NASA’s long-lived Mars rovers demand lots of care, as they age and the Martian winter approaches.
John Callas, newly named project manager for NASA’s Mars Exploration Rover missions, is coordinating the work to meet these challenges. He is a scientist at NASA’s Jet Propulsion Laboratory (JPL) in Pasadena, Calif. He was named project manager after earlier roles as science manager and deputy project manager for the Spirit and Opportunity rovers.

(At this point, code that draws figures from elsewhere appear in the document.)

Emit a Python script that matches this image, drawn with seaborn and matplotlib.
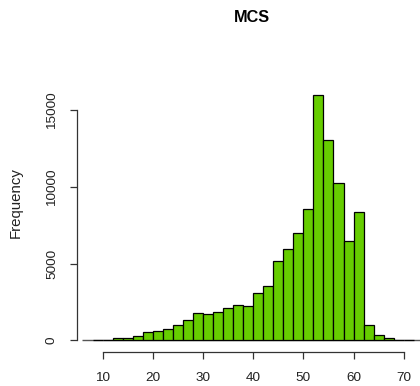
import matplotlib
matplotlib.use("Agg")
import matplotlib.pyplot as plt
import numpy as np
import pandas as pd
import seaborn as sns

# Histogram of MCS scores: bin edges (width 2) and the count in each bin
bin_edges = [8, 10, 12, 14, 16, 18, 20, 22, 24, 26, 28, 30, 32, 34, 36, 38, 40,
             42, 44, 46, 48, 50, 52, 54, 56, 58, 60, 62, 64, 66, 68, 70, 72]
counts = [50, 50, 140, 140, 300, 540, 600, 730, 1000, 1320, 1760, 1690, 1820,
          2130, 2300, 2260, 3100, 3520, 5140, 5930, 6990, 8550, 16000, 13050,
          10220, 6450, 8360, 1000, 360, 140, 50, 40]
x_ticks = [10, 20, 30, 40, 50, 60, 70]
y_ticks = [0, 5000, 10000, 15000]
title = "MCS"
y_label = "Frequency"

sns.set_style("white")
plt.rcParams["font.family"] = ["Liberation Sans", "DejaVu Sans"]

W, H = 420, 386
fig = plt.figure(figsize=(W / 100, H / 100), dpi=100)
fig.patch.set_facecolor("white")

# plot region in pixels (R-style, extends past the right edge)
left_px, right_px, top_px, bottom_px = 77, 426.6, 84.8, 351.7
ax = fig.add_axes([left_px / W, 1 - bottom_px / H,
                   (right_px - left_px) / W, (bottom_px - top_px) / H])
ax.set_facecolor("white")

mids = [(a + b) / 2 for a, b in zip(bin_edges[:-1], bin_edges[1:])]
df = pd.DataFrame({"MCS": mids, "count": counts})
sns.histplot(data=df, x="MCS", weights="count", bins=bin_edges,
             color="#66CD00", edgecolor="black", linewidth=0.9, alpha=1,
             ax=ax)

ax.set_xlim(4.877, 74.56)
ax.set_ylim(-742.5, 16641)
ax.hlines(0, 5.87, 74.56, color="#555555", lw=1.0, zorder=0.5)

for s in ("top", "right"):
    ax.spines[s].set_visible(False)
for s in ("left", "bottom"):
    ax.spines[s].set_color("#333333")
    ax.spines[s].set_linewidth(0.9)
ax.spines["left"].set_bounds(0, 15000)
ax.spines["bottom"].set_bounds(10, 70)

ax.set_xticks(x_ticks)
ax.set_xticklabels([str(v) for v in x_ticks])
ax.set_yticks(y_ticks)
ax.set_yticklabels([str(v) for v in y_ticks], rotation=90, va="center")
ax.tick_params(axis="both", which="major", direction="out", length=5.3,
               width=0.9, color="#333333", labelsize=9.7, labelcolor="#222222",
               left=True, bottom=True)
ax.tick_params(axis="x", pad=9.5)
ax.tick_params(axis="y", pad=8.4)
ax.set_xlabel("")
ax.set_ylabel("")
ax.grid(False)

fig.text(16 / W, 1 - 203 / H, y_label, rotation=90, ha="center", va="center",
         fontsize=10.8, color="#222222")
fig.text(252 / W, 1 - 17 / H, title, ha="center", va="center",
         fontsize=11.7, fontweight="bold", color="black")

fig.savefig("out.png", dpi=100, facecolor="white")
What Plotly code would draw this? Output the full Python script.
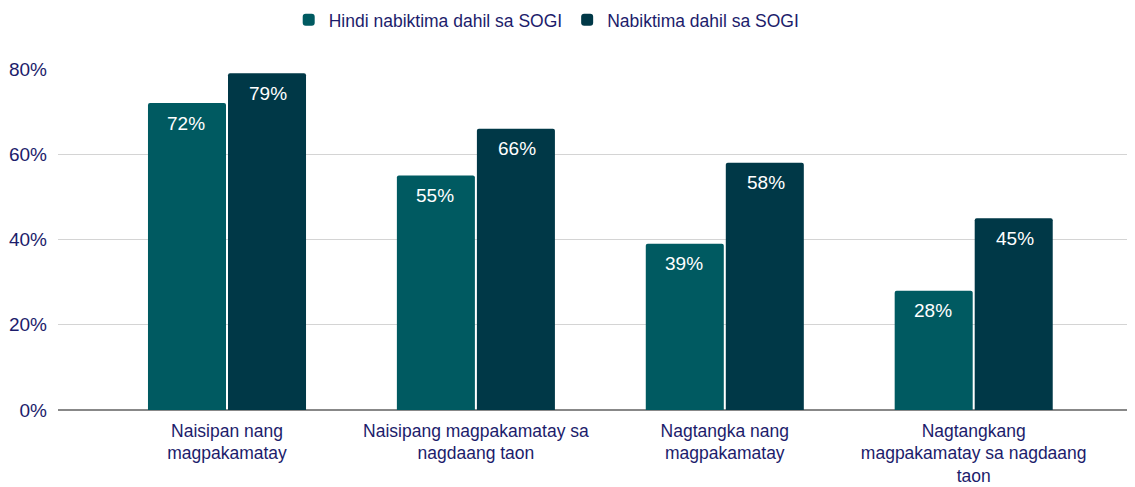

“It continues to be an exciting adventure with each day like a whole new mission,” Callas said. “Even though the rovers are well past their original design life, they still have plenty of capability to conduct outstanding science on Mars. The JPL operations team and the remote science team working on the project are the best in the solar system at what they do. It is a pleasure and a privilege to lead such an outstanding team and great mission.”
One of Spirit’s six wheels has stopped working. Dragging that wheel, the solar-powered rover must reach a slope where it can catch enough sunshine to continue operating during the Martian winter. The period of minimum sunshine is more than 100 days away, but Spirit gets only enough power for about one hour per day of driving on flat ground. And the supply is dropping fast.
Spirit’s right-front wheel became a concern when it began drawing unusually high current five months after the January 2004 landing on Mars. Driving Spirit backwards redistributed lubricant and returned the wheel to normal operation. This week, during the 779th Martian day of what was originally planned as a 90-Martian-day mission, the motor that rotates that wheel stopped working.
“It is not drawing any current at all,” said JPL’s Jacob Matijevic, rover engineering team chief. One possibility engineers are considering is the motor’s brushes, contacts that deliver power to the rotating part of the motor, have lost contact. The motors that rotate Spirit’s wheels have revolved more than 13 million times, far more than called for in its design.
Spirit’s solar panels have been generating about 350 watt-hours of electricity daily for the past week. That is down about 15 percent since February and less than one-half of their output during the Martian summer.
The best spot for Spirit is the north-facing side of McCool Hill, where it could spend the southern-hemisphere winter tilted toward the sun. Spirit finished studying a bright feature called “Home Plate” last week and is driving toward the hill. It has approximately 120 meters (about 390 feet) to go. Expected progress is approximately 12 meters (40 feet) per day.
Opportunity is closer to the equator, so does not need to winter on a slope like Spirit. Opportunity spent most of the past four months at Erebus Crater. It examined layered outcrops, while the rover team determined and tested a strategy for dealing with degraded performance by a motor in the shoulder of its robotic arm. Opportunity left Erebus this week and is on a 2 kilometer (1.2 mile) journey to a giant crater called Victoria.
Callas has worked on the Mars rovers’ operation since 2000 and five other Martian missions since joining JPL in 1987. He succeeds Jim Erickson, who switched to a leadership role with NASA’s Mars Reconnaissance Orbiter. Callas grew up near Boston and graduated from Tufts University, Medford, Mass. He earned his doctorate in physics from Brown University, Providence, R.I.
JPL, a division of the California Institute of Technology, Pasadena, manages the Mars Exploration Rover and Mars Reconnaissance Orbiter projects for NASA’s Science Mission Directorate.